Q: You are also chair of the reconciliation studies committee under the National Reform Council. It makes me think that maybe you cannot see any other ways, so that’s why you have proposed this approach – forcing politicians to follow what is designed?
A: Yes. But it’s not only me who has been developing this idea. Constitution Drafting Committee chair Borwornsak Uwanno is the most important figure because if he didn’t support the idea it would be almost impossible. At first, there was only a few of us. But as time goes by we have gained more support from our CDC colleagues.
I laid steps for this. Our chair then suggested to us we ask people via the referendum. I think this is very genius as we will go ask people straight away whether they wish to see the reconciliation government. If they wish to, we will have to form the coalition government to primarily work on reform and reconciliation. But if not, we will go back to the status quo. But any way, the NSRRC will help supervise the government to some extent.
Q: Your committee cannot see any other ways to achieve reform and reconciliation?
A: No, we cannot. If you can see that, please inform us too [he laughed].
Q: But you have been working for nearly a year. Can you not really see a light at the end of a tunnel?
A: What we have managed to see that a bit with the referendum. I view this approach as excellent. We didn’t think of it before. When we had talked to some politicians and they responded with strong opposition, said “No we don’t want this [the coalition government]”, I can say that I couldn’t figure out anything more. But our chair Borwornsak said: “Well, let’s ask the people.” I think this is a very innovative of the charter drafting this time.

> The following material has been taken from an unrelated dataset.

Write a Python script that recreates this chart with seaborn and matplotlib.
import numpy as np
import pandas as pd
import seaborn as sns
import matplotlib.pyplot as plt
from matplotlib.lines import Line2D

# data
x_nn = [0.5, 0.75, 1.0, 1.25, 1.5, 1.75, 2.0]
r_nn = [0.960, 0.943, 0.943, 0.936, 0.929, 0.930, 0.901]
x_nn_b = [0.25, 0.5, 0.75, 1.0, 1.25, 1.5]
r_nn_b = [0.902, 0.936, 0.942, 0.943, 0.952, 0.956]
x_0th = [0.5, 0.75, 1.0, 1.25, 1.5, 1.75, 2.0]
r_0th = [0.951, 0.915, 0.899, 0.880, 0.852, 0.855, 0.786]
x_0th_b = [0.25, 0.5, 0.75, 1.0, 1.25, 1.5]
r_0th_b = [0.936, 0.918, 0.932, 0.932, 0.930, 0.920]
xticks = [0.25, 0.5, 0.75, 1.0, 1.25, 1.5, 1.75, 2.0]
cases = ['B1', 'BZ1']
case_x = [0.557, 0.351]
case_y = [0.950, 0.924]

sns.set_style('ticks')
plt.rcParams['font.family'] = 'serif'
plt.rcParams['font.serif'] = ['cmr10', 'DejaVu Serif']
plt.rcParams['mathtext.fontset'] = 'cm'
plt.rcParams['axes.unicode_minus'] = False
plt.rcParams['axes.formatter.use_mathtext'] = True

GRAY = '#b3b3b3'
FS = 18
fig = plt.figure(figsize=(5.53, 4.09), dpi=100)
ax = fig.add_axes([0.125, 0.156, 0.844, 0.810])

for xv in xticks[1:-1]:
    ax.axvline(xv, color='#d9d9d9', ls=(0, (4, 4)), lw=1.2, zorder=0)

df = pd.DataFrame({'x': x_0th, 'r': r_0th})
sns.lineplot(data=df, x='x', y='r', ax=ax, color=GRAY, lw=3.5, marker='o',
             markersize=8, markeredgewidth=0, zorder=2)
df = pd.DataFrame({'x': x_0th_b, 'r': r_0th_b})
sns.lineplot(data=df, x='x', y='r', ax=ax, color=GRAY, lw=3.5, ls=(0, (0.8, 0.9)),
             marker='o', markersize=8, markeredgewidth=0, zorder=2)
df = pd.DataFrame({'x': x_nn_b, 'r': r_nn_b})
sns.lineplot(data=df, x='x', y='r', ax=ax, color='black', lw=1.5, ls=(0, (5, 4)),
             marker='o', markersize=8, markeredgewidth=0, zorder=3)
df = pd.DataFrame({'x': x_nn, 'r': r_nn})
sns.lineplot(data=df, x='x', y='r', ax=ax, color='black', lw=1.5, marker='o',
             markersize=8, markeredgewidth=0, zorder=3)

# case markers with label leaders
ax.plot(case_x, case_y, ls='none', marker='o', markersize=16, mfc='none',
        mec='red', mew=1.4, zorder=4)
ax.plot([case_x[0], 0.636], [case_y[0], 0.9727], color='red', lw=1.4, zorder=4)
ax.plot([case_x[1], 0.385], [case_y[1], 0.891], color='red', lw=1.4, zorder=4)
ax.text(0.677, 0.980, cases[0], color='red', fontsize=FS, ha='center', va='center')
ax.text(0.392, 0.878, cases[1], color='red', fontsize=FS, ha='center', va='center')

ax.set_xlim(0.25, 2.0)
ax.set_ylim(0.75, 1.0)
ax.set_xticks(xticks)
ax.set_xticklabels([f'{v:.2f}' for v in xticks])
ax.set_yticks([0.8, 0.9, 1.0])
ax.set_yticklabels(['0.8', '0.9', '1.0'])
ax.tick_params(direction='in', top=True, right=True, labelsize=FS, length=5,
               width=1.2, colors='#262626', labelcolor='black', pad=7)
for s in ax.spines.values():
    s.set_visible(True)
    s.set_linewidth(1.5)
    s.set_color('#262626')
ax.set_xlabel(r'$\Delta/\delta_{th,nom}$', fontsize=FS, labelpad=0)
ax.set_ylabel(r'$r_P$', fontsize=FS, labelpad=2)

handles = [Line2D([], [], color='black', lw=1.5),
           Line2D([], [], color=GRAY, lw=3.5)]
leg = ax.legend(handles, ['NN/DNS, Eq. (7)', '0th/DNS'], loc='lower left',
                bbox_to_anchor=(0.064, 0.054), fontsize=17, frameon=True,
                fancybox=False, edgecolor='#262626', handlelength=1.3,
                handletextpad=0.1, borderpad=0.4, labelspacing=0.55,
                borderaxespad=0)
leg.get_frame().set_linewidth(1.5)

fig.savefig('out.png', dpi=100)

Q: Do you think you will be able to explain all these things, especially the idea of the reconciliation government, to convince people to accept it and not view this as an attempt to prolong the power of the National Council for Peace and Order?
A: It’s not, because it will be here for only four or five years. And I think the period will not allow the military government to prolong its power or cover up itself. Such a period is over. We have the military intervention because it is necessary. The military themselves also realise that they are out of place. They may stay for the period of time, but once the country is revived, they will pass on power to the civil government.
The charter drafting this time is difficult because we are not drafting the charter to be just democratic, but we have to address reform and reconciliation, and even forced reform and reconciliation [he laughed]. In addition, we have to think of a transitional period, not just having an election and everything is back to square one.
Q: It’s not just writing the charter – that [alone] would not help, right?
A: No. No, it’s not.
Q: Have you had conversations with politicians before coming up with this idea [the reconciliation government]?
A: I have had conversations with them to some extent. Privately, some have accepted the idea, but publicly they are still refusing it [he laughed].
Q: They have to insist on the principle of democracy?
A: Yes, they seem too. But I think if the result of the referendum shows supports for the idea, they will have come down [from their lofty belief in their version of democracy being best for the country] – right? Because people want them to do that.
Q: To what extent do you expect to see people endorse the reconciliation government via the referendum?
A: I have more than 50 per cent confidence that people will support the idea.